LOGIKA TABAYYUN (2)
"Hai orang-orang yang beriman, jika datang kepadamu orang fasik membawa sebuah berita, maka periksalah faktanya, karena (bila tidak memeriksa faktanya lebih dahulu) kamu akan menimpakan suatu musibah atas suatu kelompok tanpa mengetahui fakta keadaannya yang menyebabkan kamu menyesal atas perbuatanmu itu." [Hujurat: 6]
Ayat di atas berbentuk klausa hipotetis yang dilengkapi dengan dua fitur hipotesa, "jika" dan "maka". Klausa bersyarat atau hipotetis semula adalah dua pernyataan berlainan lalu disambung dengan jika dan maka sebagaj satu pernyataan. Pembaca atau pendengar klausa bersyarat dianjurkan memperhatikan relasi dua pernyataan pertama yang dimulai dengan jika, bila, kalau dan semacamnya sebagai atesendem dan pernyataan kedua yang diawali dengan maka, niscaya dan semacamnya.
1. Klausa Bersyarat (Apodosis):
Pernyataan pertama yang dimulai dengan "jika" (dalam ayat tersebut: "jika datang kepadamu orang fasik membawa sebuah berita") merupakan klausa bersyarat atau apodosis. Klausa ini menggambarkan situasi hipotetis atau kondisional yang mungkin terjadi.
Kondisi yang dijelaskan dalam klausa bersyarat merupakan pengantar atau premis untuk pernyataan yang akan dijelaskan selanjutnya.
2. Klausa Konsekuen (Protasis):
Pernyataan kedua yang diawali dengan "maka" (dalam ayat tersebut: "maka periksalah faktanya") merupakan klausa konsekuen atau protasis. Klausa ini menggambarkan konsekuensi atau hasil dari situasi yang dijelaskan dalam klausa bersyarat.
Pernyataan dalam klausa konsekuen menunjukkan tindakan yang disarankan atau dianjurkan sebagai respons terhadap situasi hipotetis yang terjadi.
Kandungan dalam ayat tersebut mungkin dapat diringkas dalam poin-poin berikut :
1. Bila orang fasik menyampaikan kepadamu sebuah berita yang tak kamu ketahui benar maupun salah, jangan menerimanya.
2. Bila orang fasik menyampaikan kepadamu sebuah berita yang tak kamu ketahui benar maupun salah, jangan menolaknya.
3. Bila orang fasik menyampaikan kepadamu sebuah berita, periksalah faktanya. Bila hasil penyelidikan terhadap fakta membuktikan kebenaran berita dari orang fasik itu, maka terimalah. Bila hasil pemeriksaan terhadap fakta membuktikan kepalsuan berita dari orang fasik itu, maka jangan menjadikan berita itu sebagai dasar tindakan.

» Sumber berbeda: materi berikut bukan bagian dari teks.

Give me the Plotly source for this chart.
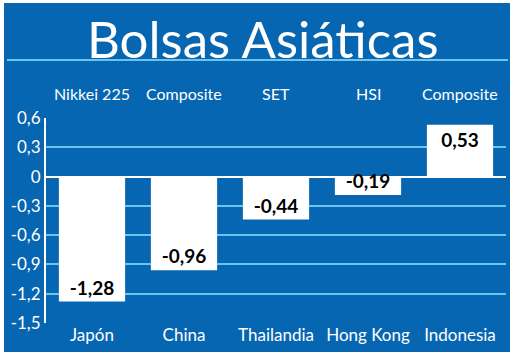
import plotly.graph_objects as go

countries = ["Japón", "China", "Thailandia", "Hong Kong", "Indonesia"]
indices = ["Nikkei 225", "Composite", "SET", "HSI", "Composite"]
values = [-1.28, -0.96, -0.44, -0.19, 0.53]
value_labels = ["-1,28", "-0,96", "-0,44", "-0,19", "0,53"]
tick_vals = [0.6, 0.3, 0, -0.3, -0.6, -0.9, -1.2, -1.5]
tick_text = ["0,6", "0,3", "0", "-0,3", "-0,6", "-0,9", "-1,2", "-1,5"]

BLUE = "#0766B1"
GRID = "#6CC3EE"
FONT = "Lato"

W, H = 520, 356
L, R, T, B = 46, 14, 118, 33
PW, PH = W - L - R, H - T - B


def px(x):
    return (x - L) / PW


def py(y):
    return (H - B - y) / PH


fig = go.Figure()
fig.add_trace(go.Bar(
    x=countries, y=values, text=value_labels,
    textposition="inside", insidetextanchor="end", constraintext="none",
    textfont=dict(family=FONT, size=19, color="black", weight="bold"),
    marker=dict(color="white", line=dict(width=0)),
    width=0.72, showlegend=False, hoverinfo="skip",
))

for c, lab in zip(countries, indices):
    fig.add_annotation(x=c, xref="x", y=1.0, yref="paper", yshift=13,
                       yanchor="bottom", text=lab, showarrow=False,
                       font=dict(family=FONT, size=16, color="white"))

fig.add_annotation(x=px(262), xref="paper", y=py(38), yref="paper",
                   text="Bolsas Asiáticas", showarrow=False,
                   xanchor="center", yanchor="middle",
                   font=dict(family=FONT, size=51, color="white"))

fig.update_layout(
    width=W, height=H,
    paper_bgcolor="white", plot_bgcolor=BLUE,
    margin=dict(l=L, r=R, t=T, b=B),
    shapes=[
        dict(type="rect", xref="paper", yref="paper", layer="below",
             x0=px(4), x1=px(510), y0=py(352), y1=py(3),
             fillcolor=BLUE, line=dict(width=0)),
        dict(type="line", xref="paper", yref="paper",
             x0=px(7), x1=px(508), y0=py(60), y1=py(60),
             line=dict(color=GRID, width=2)),
    ],
    xaxis=dict(showgrid=False, zeroline=False, showline=False, ticks="",
               tickfont=dict(family=FONT, size=17, color="white"),
               range=[-0.5, 4.5]),
    yaxis=dict(range=[-1.5, 0.6], tickvals=tick_vals, ticktext=tick_text,
               showgrid=True, gridcolor=GRID, gridwidth=1.5,
               zeroline=True, zerolinecolor="white", zerolinewidth=2,
               showline=True, linecolor="white", linewidth=2,
               ticks="", tickfont=dict(family=FONT, size=17, color="white")),
)

fig.write_html("out.html", config={"displayModeBar": False},
               post_script="document.body.style.margin='0';")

4. Bila orang adil menyampaikan kepadamu sebuah berita, jangan memeriksa faktanya tapi terimalah.
5. Bila siapapun, fasik maupun adil, memyampaikan kepadamu sebuah berita yang kamu ketahui salah, jangan melakukan tindakan berdasarkan berita itu.
6. Bila siapapun, fasik maupun adil, memyampaikan kepadamu sebuah berita yang kamu ketahui benar, jangan memeriksa faktanya tapi terimalah.
7. Menerima info dari orang fasik tanpa memeriksa faktanya adalah perbuatan terlarang adalah melanggar perintah Allah. Selain itu, itu dapat dianggap memperlakukan orang fasik sebagai orang adil.
8. Memeriksa fakta atau kebenaran sebuah info dari orang adil adalah perbuatan terlarang karena mengakibatkan perintah memverifikasi berita dari orang fasik sebagai sia-sia. Selain itu, tidak memverifikasi berita dari orang fasik bisa dianggap memperlakukan orang fasik sebagai adil, bahkan bisa dianggap mengutamakan fasik atas adil. Andai dianjurkan verifikasi terhadap berita dari orang adil, maka sia-sialah perintah verifikasi berita dari orang fasik.